E o que faz no questionário a pergunta 9? Antes de mais nada: China contribuiu com desenvolvimento da matemática, a Roma nem tanto assim. E ambos eram os impérios numerosos e poderosos. Portanto o tamanho da população deve ser importante para que a matemática possa ser desenvolvida mas não é uma garantia automática disso. E quais são os dados numéricos? Procure, ache. Dicas: na China nesse período houve o primeiro conhecido censo do mundo (descontando o da Arca de Noé) e sobre a Roma deve ter alguma indicação na famosa frase sobre “toda a riqueza da Sicília que desceu pelos esgotos da (cidade de) Roma”.
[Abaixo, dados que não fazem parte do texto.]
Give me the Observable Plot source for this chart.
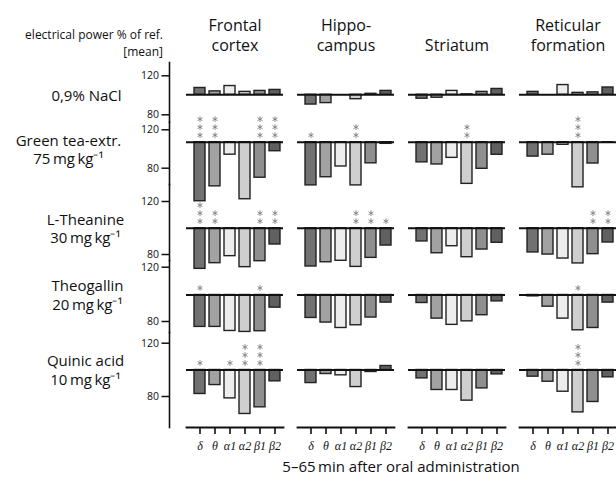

Então, sem surpresas? Isso mesmo. Pode-se esperar que as turmas seguirão a rotina traçada pelas turmas do passado? Não necessariamente. Aqui entra aquela estória do “livre arbítrio”. Há todos os riscos que isso acabe mal – mas quem determina o futuro não é a média das turmas do passado mas o Teu empenho pessoal em todos os finais de semana, no horário de todas (muito educativas) novelas da Globo; a Tua disposição de entrar na biblioteca e abrir os livros que nenhum professor mandou abrir; a Tua escolha do grupo de trabalho; o Teu cuidado na hora de repensar o material da aula. E pode crer que vale a pena. A satisfação de ter compreendido algo novo, a auto-estima, a percepção que as peças começam encaixar-se no cérebro são acessíveis para você – e têm valor que em nossas vidas tem mais importância do que moedas.

Por obrigação profissional, pela minha formação e também por conhecer várias histórias de sucesso, vou torcer por você com simpatia e esperança. Se alguns anos daqui você estará entre os que trarão a consecutiva nota A do provão, uma parte da Tua glória ficará aqui, no meu ambiente do trabalho.